The flavour leapt out at us: a beautiful dry drop with burnt toffee on toast lurking in the background. Only the smallest dash of water was needed to bring out a mouthful of delight. It was a noble addition to the feast of St Lou and St Giles: the day on which my birthday fell. 

Fred’s contribution was another one of his mysteries in a small plain brown bottle.

“I will give you one hint only” said Fred “the dark edge of Saturn”.

“Is that the hint?” I asked in amazement “Nothing else to go on?”

“That’s it” said Fred – a man of few words as ever.

I tackled the assignment a few days after my 70th, when I had recovered my sense of balance and my spirit of enquiry.

The smell of the spirit reached me strongly, indicating that this drop would be stronger that the Aultmore. The heat tingle was also stronger. The taste was gritty leather with a whiff of peat smoke and hot granite near the sea. There was an after taste of tar and metal. There was a dark edge there alright, but closer to the Western Isles than Saturn.

I thought about Skye for a while but then decided on Islay.

The smokiness was too light to be from Ardbeg, Laphroaig or Lagavulin.

Was it from the Loch Indaal side in the west or the east side facing the Sound of Islay?

I finally settled in the east at Caol Ila as my final bet, but hedged with a second bet on Bunnahabhain a bit further north on the Sound.

Post Hoc Note:
I was 40 kilometres out. It was a Laphroaig after all in spite of being light on smoke.
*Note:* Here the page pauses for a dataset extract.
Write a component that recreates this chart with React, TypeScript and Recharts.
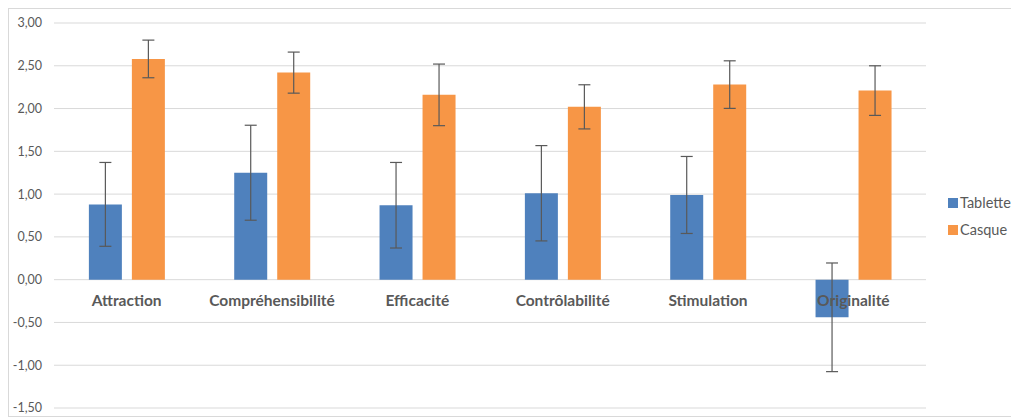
import React from "react";
import { BarChart, Bar, XAxis, YAxis, CartesianGrid, ErrorBar } from "recharts";

const categories = ["Attraction", "Compréhensibilité", "Efficacité", "Contrôlabilité", "Stimulation", "Originalité"];
const tabletteValues = [0.88, 1.25, 0.87, 1.01, 0.99, -0.44];
const tabletteErrors = [0.49, 0.555, 0.5, 0.557, 0.45, 0.635];
const casqueValues = [2.58, 2.42, 2.16, 2.02, 2.28, 2.21];
const casqueErrors = [0.22, 0.24, 0.36, 0.258, 0.278, 0.29];
const yTicks = [-1.5, -1, -0.5, 0, 0.5, 1, 1.5, 2, 2.5, 3];
const seriesNames = ["Tablette", "Casque"];
const seriesColors = ["#4F81BD", "#F79646"];

const data = categories.map((name, i) => ({
  name,
  Tablette: tabletteValues[i],
  tErr: tabletteErrors[i],
  Casque: casqueValues[i],
  cErr: casqueErrors[i],
}));

const W = 1011;
const H = 405;
const X_AXIS_H = 2;
const MARGIN = { top: 14, right: 94, bottom: 4, left: 0 };
const PLOT_H = H - MARGIN.top - MARGIN.bottom - X_AXIS_H;
const Y_MIN = -1.5;
const Y_MAX = 3;
const ZERO_Y = MARGIN.top + PLOT_H * (Y_MAX / (Y_MAX - Y_MIN));

const FONT = "Lato, 'Open Sans', sans-serif";
const TEXT = "#595959";

const CatTick = (props: any) => {
  const { x, payload } = props;
  return (
    <text x={x} y={ZERO_Y + 26} textAnchor="middle" fill={TEXT} fontFamily={FONT} fontWeight={700} fontSize={15.5}>
      {payload.value}
    </text>
  );
};

export default function App() {
  return (
    <div style={{ width: W, height: H + 4, border: "1px solid #d9d9d9", background: "#fff", boxSizing: "border-box", position: "relative" }}>
      <BarChart width={W} height={H} data={data} margin={MARGIN} barGap={10} barCategoryGap="24%">
        <CartesianGrid vertical={false} stroke="#d9d9d9" />
        <YAxis
          domain={[Y_MIN, Y_MAX]}
          ticks={yTicks}
          interval={0}
          width={45}
          axisLine={false}
          tickLine={false}
          tickMargin={6}
          tick={{ fill: TEXT, fontFamily: FONT, fontSize: 12.5 }}
          tickFormatter={(v: number) => v.toFixed(2).replace(".", ",")}
        />
        <Bar dataKey="Tablette" fill={seriesColors[0]} isAnimationActive={false}>
          <ErrorBar dataKey="tErr" width={6} stroke="#595959" strokeWidth={1.2} />
        </Bar>
        <Bar dataKey="Casque" fill={seriesColors[1]} isAnimationActive={false}>
          <ErrorBar dataKey="cErr" width={6} stroke="#595959" strokeWidth={1.2} />
        </Bar>
        <XAxis dataKey="name" height={X_AXIS_H} axisLine={false} tickLine={false} tick={<CatTick />} interval={0} />
      </BarChart>
      <div style={{ position: "absolute", left: 939, top: 180, fontFamily: FONT, fontSize: 14.5, color: TEXT, whiteSpace: "nowrap" }}>
        {seriesNames.map((n, i) => (
          <div key={n} style={{ display: "flex", alignItems: "center", height: 27 }}>
            <span style={{ width: 10, height: 10, background: seriesColors[i], display: "inline-block", marginRight: 2 }} />
            <span>{n}</span>
          </div>
        ))}
      </div>
    </div>
  );
}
And my hedging bet was another 5 kilometres further north.

The 28th Assignment

The smell of Peat Smoke was oozing out of the sample bottle even though the screw top was on tight.

Fred had dropped the bottle off during one of his typical 30 second visits prior to going to his winter swimming club down at the ocean pool.  He gave no clue whatsoever as to the provenance of the bottle.

Without even unscrewing the bottle I decided it came from Islay or one of the other Western Isles.  The smokiness was enough to convince me of that.

The Beloved drifted past on one of her ceaseless chores.  “Have you been burning something in here” she asked. “No” I said “I have been thinking of peat smoke and you have read my mind”.

The taste was light on the first sip with a rush of wood and peat smoke coming through on the back palate.  There was not enough smoke for an Ardbeg or a Laphroaig and it lacked the dark majesty of the Spey and points north.

My thoughts turned to the cousins of Islay across the Sound.  Auchentoshan came to mind: down the Clyde River from Glasgow.  Auchentoshan is related to Bowmore in having the same owner.  So if the correct answer is Bowmore I will regard that as a near miss.

Post Hoc Note
No 28 was Bruichladdich.  So I was wrong on all counts and 200 miles out. 

Final Note
This series is now over as the author's given up drinking anything except water!